REQUIRED WORK: Extract each line of the records below that contains the word "drawn".

RAW RECORDS:

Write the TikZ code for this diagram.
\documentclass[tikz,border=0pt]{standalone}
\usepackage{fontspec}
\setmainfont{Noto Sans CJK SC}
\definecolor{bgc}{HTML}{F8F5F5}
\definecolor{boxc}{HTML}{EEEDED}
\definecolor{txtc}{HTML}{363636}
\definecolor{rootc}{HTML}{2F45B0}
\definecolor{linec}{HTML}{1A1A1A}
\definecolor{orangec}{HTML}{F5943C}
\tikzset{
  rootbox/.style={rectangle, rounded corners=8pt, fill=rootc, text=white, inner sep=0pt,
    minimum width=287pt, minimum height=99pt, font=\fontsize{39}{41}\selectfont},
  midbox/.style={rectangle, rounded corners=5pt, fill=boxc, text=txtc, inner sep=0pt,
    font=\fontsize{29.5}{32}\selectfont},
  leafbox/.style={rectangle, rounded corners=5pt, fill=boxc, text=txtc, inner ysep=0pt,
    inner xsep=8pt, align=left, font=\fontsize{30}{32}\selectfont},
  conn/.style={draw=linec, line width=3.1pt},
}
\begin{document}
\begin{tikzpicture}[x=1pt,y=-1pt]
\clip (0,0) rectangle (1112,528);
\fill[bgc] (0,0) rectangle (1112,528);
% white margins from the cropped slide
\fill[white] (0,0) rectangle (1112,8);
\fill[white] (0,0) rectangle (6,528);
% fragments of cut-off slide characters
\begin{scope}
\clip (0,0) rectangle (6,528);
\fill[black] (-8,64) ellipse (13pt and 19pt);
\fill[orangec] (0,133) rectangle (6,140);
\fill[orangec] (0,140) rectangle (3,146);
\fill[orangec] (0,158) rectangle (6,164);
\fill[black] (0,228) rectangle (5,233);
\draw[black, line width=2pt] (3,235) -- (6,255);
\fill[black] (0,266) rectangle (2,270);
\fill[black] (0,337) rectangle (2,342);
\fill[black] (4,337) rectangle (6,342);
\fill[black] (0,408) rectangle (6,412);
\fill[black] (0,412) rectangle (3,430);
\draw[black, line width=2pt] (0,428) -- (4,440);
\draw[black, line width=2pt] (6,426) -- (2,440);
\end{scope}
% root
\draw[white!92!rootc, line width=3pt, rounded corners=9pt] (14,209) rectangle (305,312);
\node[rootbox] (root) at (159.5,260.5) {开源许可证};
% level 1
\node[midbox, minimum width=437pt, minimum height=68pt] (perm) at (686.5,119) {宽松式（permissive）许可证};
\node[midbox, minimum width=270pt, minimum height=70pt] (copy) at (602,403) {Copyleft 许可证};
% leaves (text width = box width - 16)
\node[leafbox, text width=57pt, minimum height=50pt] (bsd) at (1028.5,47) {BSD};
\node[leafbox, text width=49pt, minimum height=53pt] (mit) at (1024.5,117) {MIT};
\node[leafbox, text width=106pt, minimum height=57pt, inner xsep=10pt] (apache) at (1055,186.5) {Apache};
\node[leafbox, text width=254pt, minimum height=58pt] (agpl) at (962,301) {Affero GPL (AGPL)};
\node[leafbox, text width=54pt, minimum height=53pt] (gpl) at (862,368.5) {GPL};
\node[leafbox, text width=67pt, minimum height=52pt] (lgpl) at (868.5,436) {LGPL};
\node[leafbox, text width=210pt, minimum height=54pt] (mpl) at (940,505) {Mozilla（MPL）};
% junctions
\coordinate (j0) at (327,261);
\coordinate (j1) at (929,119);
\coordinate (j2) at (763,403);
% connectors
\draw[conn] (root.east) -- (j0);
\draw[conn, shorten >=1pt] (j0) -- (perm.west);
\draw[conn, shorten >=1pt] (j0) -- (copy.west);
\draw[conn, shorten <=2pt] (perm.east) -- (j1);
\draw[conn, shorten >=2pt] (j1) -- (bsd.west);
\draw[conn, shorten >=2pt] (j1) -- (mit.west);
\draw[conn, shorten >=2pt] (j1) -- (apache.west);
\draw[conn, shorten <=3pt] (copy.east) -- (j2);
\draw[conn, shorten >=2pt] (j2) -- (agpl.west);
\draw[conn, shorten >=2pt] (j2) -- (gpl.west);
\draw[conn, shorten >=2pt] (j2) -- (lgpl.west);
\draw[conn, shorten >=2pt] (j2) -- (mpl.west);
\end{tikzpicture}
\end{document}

* * *

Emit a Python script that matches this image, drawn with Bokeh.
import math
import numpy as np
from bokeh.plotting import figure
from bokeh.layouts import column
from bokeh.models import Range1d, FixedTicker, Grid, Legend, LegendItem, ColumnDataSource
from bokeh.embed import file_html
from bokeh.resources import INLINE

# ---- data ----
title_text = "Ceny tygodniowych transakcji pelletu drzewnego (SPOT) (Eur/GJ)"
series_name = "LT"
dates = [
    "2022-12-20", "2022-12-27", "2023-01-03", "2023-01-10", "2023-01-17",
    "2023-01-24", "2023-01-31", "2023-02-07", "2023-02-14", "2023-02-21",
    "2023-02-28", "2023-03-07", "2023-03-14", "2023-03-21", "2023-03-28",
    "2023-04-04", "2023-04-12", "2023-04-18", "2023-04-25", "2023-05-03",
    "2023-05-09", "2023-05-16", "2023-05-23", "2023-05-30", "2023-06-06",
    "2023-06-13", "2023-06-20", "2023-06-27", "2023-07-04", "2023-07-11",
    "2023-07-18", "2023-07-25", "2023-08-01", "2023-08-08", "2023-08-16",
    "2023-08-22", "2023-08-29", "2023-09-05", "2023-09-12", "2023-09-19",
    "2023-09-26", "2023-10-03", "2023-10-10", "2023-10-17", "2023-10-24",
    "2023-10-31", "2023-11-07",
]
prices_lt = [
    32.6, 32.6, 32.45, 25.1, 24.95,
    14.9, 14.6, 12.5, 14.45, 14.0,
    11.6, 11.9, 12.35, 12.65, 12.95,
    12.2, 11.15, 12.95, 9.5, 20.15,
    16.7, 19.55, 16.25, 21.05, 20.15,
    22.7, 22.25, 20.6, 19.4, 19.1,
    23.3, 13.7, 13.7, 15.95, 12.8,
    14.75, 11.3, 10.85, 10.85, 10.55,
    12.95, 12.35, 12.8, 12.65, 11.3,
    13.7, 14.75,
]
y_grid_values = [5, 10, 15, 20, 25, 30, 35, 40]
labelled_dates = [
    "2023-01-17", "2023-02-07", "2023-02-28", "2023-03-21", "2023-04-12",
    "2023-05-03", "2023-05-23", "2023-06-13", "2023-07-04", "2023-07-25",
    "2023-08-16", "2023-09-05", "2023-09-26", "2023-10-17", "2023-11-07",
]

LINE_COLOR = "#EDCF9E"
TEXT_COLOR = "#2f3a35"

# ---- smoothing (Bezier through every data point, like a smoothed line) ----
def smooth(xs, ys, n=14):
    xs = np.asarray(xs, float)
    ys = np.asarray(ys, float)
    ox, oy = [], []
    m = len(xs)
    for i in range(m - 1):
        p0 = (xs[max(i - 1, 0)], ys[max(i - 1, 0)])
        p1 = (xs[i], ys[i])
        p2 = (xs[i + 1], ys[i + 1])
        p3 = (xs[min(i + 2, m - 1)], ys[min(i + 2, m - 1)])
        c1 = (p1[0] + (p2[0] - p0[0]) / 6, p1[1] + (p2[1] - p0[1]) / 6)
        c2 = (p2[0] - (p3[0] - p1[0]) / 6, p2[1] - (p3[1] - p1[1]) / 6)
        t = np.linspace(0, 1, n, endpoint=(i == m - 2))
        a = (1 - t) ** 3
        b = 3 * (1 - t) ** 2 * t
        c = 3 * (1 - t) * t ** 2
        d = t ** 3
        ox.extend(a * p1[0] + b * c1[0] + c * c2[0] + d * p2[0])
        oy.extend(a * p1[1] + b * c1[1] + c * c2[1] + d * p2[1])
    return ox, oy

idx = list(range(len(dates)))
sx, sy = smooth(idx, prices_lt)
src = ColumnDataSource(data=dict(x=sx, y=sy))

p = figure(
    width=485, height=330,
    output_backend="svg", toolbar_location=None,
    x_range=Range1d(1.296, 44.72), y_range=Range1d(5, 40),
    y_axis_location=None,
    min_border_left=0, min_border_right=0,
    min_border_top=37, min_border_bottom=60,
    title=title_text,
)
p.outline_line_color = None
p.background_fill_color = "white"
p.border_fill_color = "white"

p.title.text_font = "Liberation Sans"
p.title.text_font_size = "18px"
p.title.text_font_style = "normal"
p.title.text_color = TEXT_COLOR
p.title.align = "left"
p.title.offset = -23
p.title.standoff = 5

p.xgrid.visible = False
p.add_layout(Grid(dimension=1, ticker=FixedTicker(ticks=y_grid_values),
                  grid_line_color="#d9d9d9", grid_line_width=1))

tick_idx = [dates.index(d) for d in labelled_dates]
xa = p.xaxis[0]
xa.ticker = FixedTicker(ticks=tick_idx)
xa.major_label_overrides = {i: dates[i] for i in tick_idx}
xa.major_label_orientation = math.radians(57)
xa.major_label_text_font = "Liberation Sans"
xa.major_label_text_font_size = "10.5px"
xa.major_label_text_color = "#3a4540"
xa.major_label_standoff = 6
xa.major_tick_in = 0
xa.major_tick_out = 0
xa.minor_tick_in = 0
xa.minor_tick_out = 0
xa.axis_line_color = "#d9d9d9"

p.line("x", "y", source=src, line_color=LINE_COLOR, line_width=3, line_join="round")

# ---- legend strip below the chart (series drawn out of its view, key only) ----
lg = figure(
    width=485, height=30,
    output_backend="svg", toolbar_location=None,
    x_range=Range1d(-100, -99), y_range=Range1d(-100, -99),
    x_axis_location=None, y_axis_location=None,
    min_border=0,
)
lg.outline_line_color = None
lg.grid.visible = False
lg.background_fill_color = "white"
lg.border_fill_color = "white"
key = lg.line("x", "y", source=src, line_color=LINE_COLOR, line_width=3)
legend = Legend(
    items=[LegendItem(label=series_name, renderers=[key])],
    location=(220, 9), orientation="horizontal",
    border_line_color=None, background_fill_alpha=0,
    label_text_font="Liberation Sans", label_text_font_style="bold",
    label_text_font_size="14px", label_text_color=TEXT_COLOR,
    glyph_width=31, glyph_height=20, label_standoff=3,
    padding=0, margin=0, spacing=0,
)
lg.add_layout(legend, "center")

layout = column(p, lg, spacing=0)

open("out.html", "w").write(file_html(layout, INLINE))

EXPECTED ANSWER:
Emit a Python script that matches this image, drawn with Bokeh.
# ---- legend strip below the chart (series drawn out of its view, key only) ----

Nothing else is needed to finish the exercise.